On this day in music history: September 12, 1975 – “Wish You Were Here”, the ninth album by Pink Floyd is released (US release date is on September 13, 1975). Produced by Pink Floyd, it is recorded at Abbey Road Studios in London from January – July 1975. Conceived as a concept album by Roger Waters feelings about the music industry, the songs “Shine On You Crazy Diamond” and “Wish You Were Here” are dedicated to former band mate Syd Barrett, whose drug fueled breakdown had forced him to leave the band. Both songs take on an added poignancy when Barrett turns up at the studio unannounced on June 5, 1975 while the band are recording the album. Overweight with a shaved head and eyebrows, he is virtually unrecognizable to his former band mates when they first see him. All are saddened and deeply affected by the brief encounter. It is also the last time they ever see Barrett before his death in 2006. The albums now iconic cover art is designed by long time collaborator Storm Thorgerson of Hipgnosis. The front cover photo (taken on the back lot of Warner Bros. Studios in Burbank, CA) features a shot of two business men shaking hands, with one of them on fire, symbolizing how musicians often get burned by record companies in the business end of the music industry. The original UK and US album covers use alternate photos, with later reissues featuring the UK cover shot. The LP was then covered in either black or dark blue shrink wrap featuring a large graphic sticker with the band name and title printed on it. Though it receives mixed reviews from critics, it becomes the bands fastest selling album to date, with advanced orders topping a quarter million in the UK and nearly one million in the US. Reissued numerous times since making its CD debut in 1984, it is most recently remastered and reissued in 2011. It is released as an extensive “Immersion Box Set”, containing two CD’s, two DVD’s and a Blu-ray disc. The CD’s contain the original stereo mix of the album on disc one, with the second containing six previously unreleased live tracks, studio outtakes and alternate mixes. The DVD’s and Blu-ray discs contain multi channel remixes including 5.1 surround mixes and original quadraphonic stereo mixes, and video of live performances. It is also remastered and reissued as a 180 gram vinyl LP in 2016. “Wish You Were Here” spends two weeks at number one on the Billboard Top 200, and is certified 6x Platinum in the US by the RIAA.

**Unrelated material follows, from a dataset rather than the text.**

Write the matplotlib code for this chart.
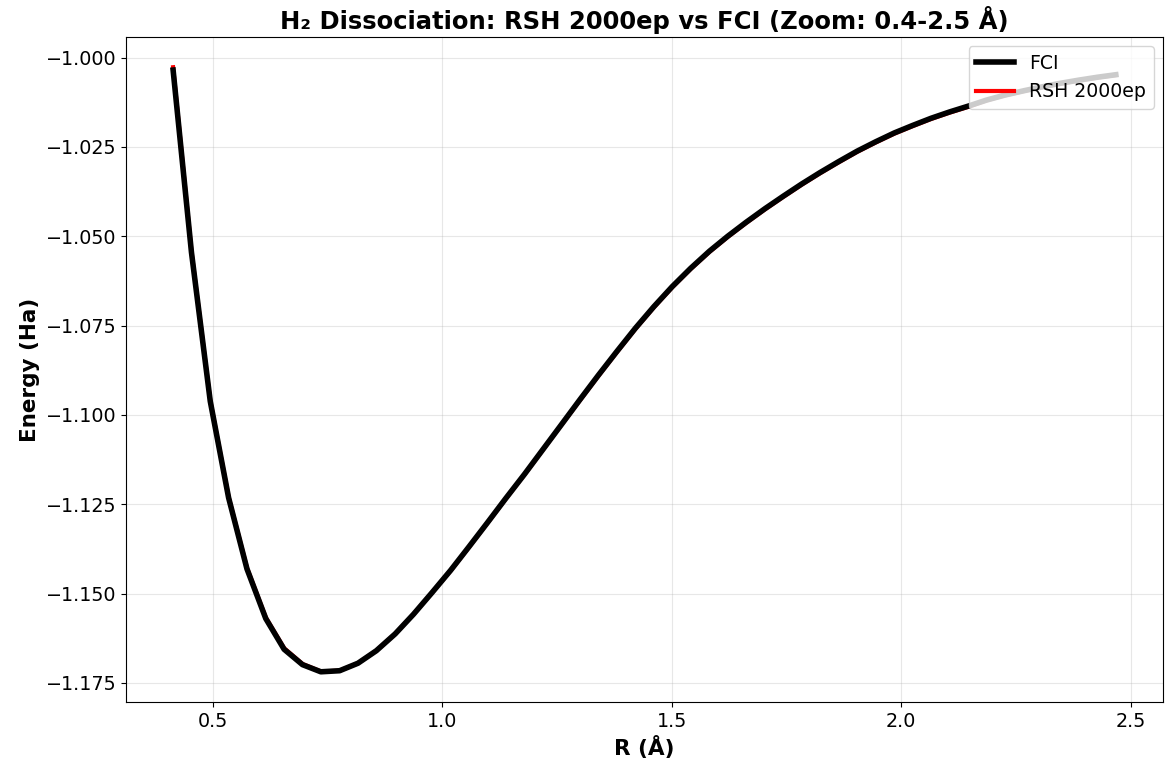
import matplotlib
matplotlib.use('Agg')
import matplotlib.pyplot as plt
import numpy as np

# bond lengths (Angstrom)
R = [0.413, 0.453, 0.494, 0.534, 0.574, 0.615, 0.655, 0.695, 0.735, 0.776,
     0.816, 0.856, 0.897, 0.937, 0.977, 1.018, 1.058, 1.098, 1.138, 1.179,
     1.219, 1.259, 1.300, 1.340, 1.380, 1.421, 1.461, 1.501, 1.541, 1.582,
     1.622, 1.662, 1.703, 1.743, 1.783, 1.823, 1.864, 1.904, 1.944, 1.985,
     2.025, 2.065, 2.106, 2.146, 2.186, 2.226, 2.267, 2.307, 2.347, 2.388,
     2.428, 2.468]

# FCI energies (Ha)
E_fci = [-1.0035, -1.0545, -1.0962, -1.1232, -1.1431, -1.1570, -1.1656, -1.1699, -1.1719, -1.1716,
         -1.1695, -1.1660, -1.1613, -1.1558, -1.1498, -1.1435, -1.1369, -1.1302, -1.1234, -1.1166,
         -1.1097, -1.1028, -1.0957, -1.0889, -1.0823, -1.0757, -1.0697, -1.0641, -1.0590, -1.0542,
         -1.0500, -1.0461, -1.0423, -1.0388, -1.0354, -1.0322, -1.0291, -1.0262, -1.0236, -1.0211,
         -1.0190, -1.0170, -1.0152, -1.0136, -1.0119, -1.0105, -1.0093, -1.0082, -1.0072, -1.0063,
         -1.0055, -1.0048]

# RSH model after 2000 epochs (Ha)
E_rsh = [-1.0027, -1.0542, -1.0960, -1.1230, -1.1428, -1.1567, -1.1653, -1.1697, -1.1718, -1.1716,
         -1.1695, -1.1660, -1.1613, -1.1558, -1.1498, -1.1436, -1.1370, -1.1303, -1.1235, -1.1167,
         -1.1098, -1.1029, -1.0959, -1.0891, -1.0825, -1.0759, -1.0699, -1.0643, -1.0592, -1.0544,
         -1.0502, -1.0463, -1.0425, -1.0390, -1.0356, -1.0324, -1.0293, -1.0264, -1.0238, -1.0213,
         -1.0192, -1.0172, -1.0154, -1.0138, -1.0120, -1.0106, -1.0094, -1.0083, -1.0073, -1.0064,
         -1.0056, -1.0049]


def main():
    fig, ax = plt.subplots(figsize=(11.74, 7.61), dpi=100)
    fig.subplots_adjust(left=0.1073, right=0.9906, top=0.9514, bottom=0.0775)

    ax.plot(R, E_fci, color='black', linewidth=4, label='FCI', zorder=3)
    ax.plot(R, E_rsh, color='red', linewidth=3, label='RSH 2000ep', zorder=2)

    ax.set_title('H₂ Dissociation: RSH 2000ep vs FCI (Zoom: 0.4-2.5 Å)',
                 fontsize=17.5, fontweight='bold')
    ax.set_xlabel('R (Å)', fontsize=15.5, fontweight='bold')
    ax.set_ylabel('Energy (Ha)', fontsize=15.5, fontweight='bold')
    ax.tick_params(labelsize=13.8)
    ax.grid(alpha=0.3)
    ax.legend(fontsize=13.6, loc='upper right')

    fig.savefig('out.png', dpi=100)


if __name__ == '__main__':
    main()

On this day in music history: September 8, 198…

On this day in music history: September 8, 1987 – “A Momentary Lapse Of Reason”, the thirteenth album by Pink Floyd is released (UK release is on September 7, 1987). Produced by Bob Ezrin and David Gilmour, it is recorded at the Astoria Houseboat Recording Studio in Hampton, Middlesex, UK, Britannia Row Studios in London, and A&M Studios in Hollywood, CA from October 1986 – May 1987. The project begins its life as David Gilmour’s third solo album, but evolves into a Pink Floyd album (the first without co-founder Roger Waters) after original members Nick Mason and Rick Wright are invited to participate in the sessions. It also features musical support from a number of guest musicians including Tony Levin (bass), Jim Keltner, Carmine Appice (drums), Tom Scott (saxophone), and Patrick Leonard (synthesizers). The album differs from previous Pink Floyd albums, in that it does not follow a central theme or concept, and instead is simply a collection of unrelated songs. “Reason” also marks the return of producer Bob Ezrin, who works with the band for the first time since “The Wall” in 1979. It spins off three singles including “Learning To Fly” (#70 Pop, #1 Mainstream Rock), and “On The Turning Away” (#1 Mainstream Rock). Following the release of “Reason”, former bassist and chief songwriter Roger Waters sues the others over what he feels is unauthorized use of the Pink Floyd name. He is unsuccessful in his attempt, and the band continue without him.  The album is most recently remastered and reissued on CD in 2011, and as a 180 gram vinyl LP in 2016. “A Momentary Lapse Of Reason” peaks at number three on the Billboard Top 200, and is certified 4x Platinum in the US by the RIAA.